Emerging Global Navigation Satellite Systems based tropospheric products

Witold Rohm, Jarosław Bosy, Jan Kapłon, Tomasz Hadaś, Karina Wilgan, Paweł Hordyniec, Krzysztof Sośnica, Kamil Kaźmierski, Jan SiernyGNSS&Meteo Working Group, Institute of Geodesy and Geoinformatics, Wroclaw University of Environmental and Life Sciences. GNSS were not designed and build for remote sensing applications, as of now positioning and navigation are still a corner stone of everyday use of such satellite systems. Surprisingly though, the GNSS data are marked by International Radio Occultation Working Group among top five techniques reducing weather forecasts errors, and the most efficient one in per observation term. There are two major reasons for such high rank: 1) GNSS measurements are all-weather, microwave and based solely on uniform time scale provided by precise atomic clocks observations, 2) high-precision, high-fidelity requirements imposed on the receivers and positioning processing strategies resulted in careful bias removal and uncertainty quantification procedures in place. Currently, there are three major types of observation platforms and associated signal physical effects that are employed in atmosphere remote sensing using GNSS signals: 1)ground-based GNSS observations using permanent networks, where slowing down of signal phase and group velocity is the most dominant effect, 2)space-based limb-looking GNSS observations that record and utilise bending of rays paths, 3)space-based or ground-based reflected signals polarization and group velocity delay with respect to the reference signal is used.
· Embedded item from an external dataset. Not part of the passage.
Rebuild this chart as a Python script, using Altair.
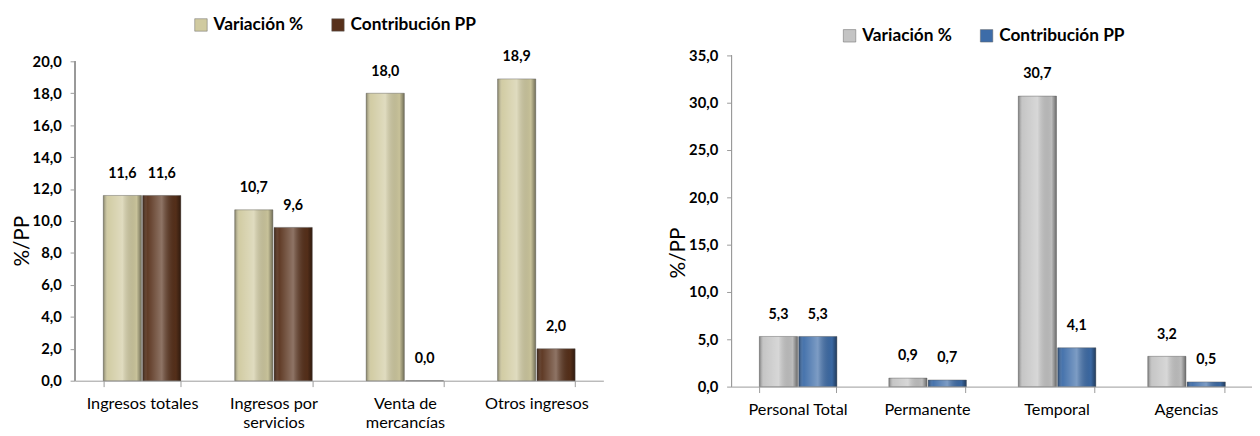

The first two play an important role in the GNSS & Meteo research portfolio, as we are at the forefront of ground-based GNSS investigation, advancing troposphere delay estimation techniques in near real time real time, in the zenith direction as well as into the direction of satellite, 4D modelling (GNSS tomography), Numerical Weather Prediction models GNSS assimilation procedures. In collaboration with our Taiwanese partners National Central University and National Space Organisation we also take active role in the COSMIC II research looking into low troposphere radio occultation retrievals, in a near future this collaboration will mature into Joint Processing Centre (PL-TW) established at WUELS.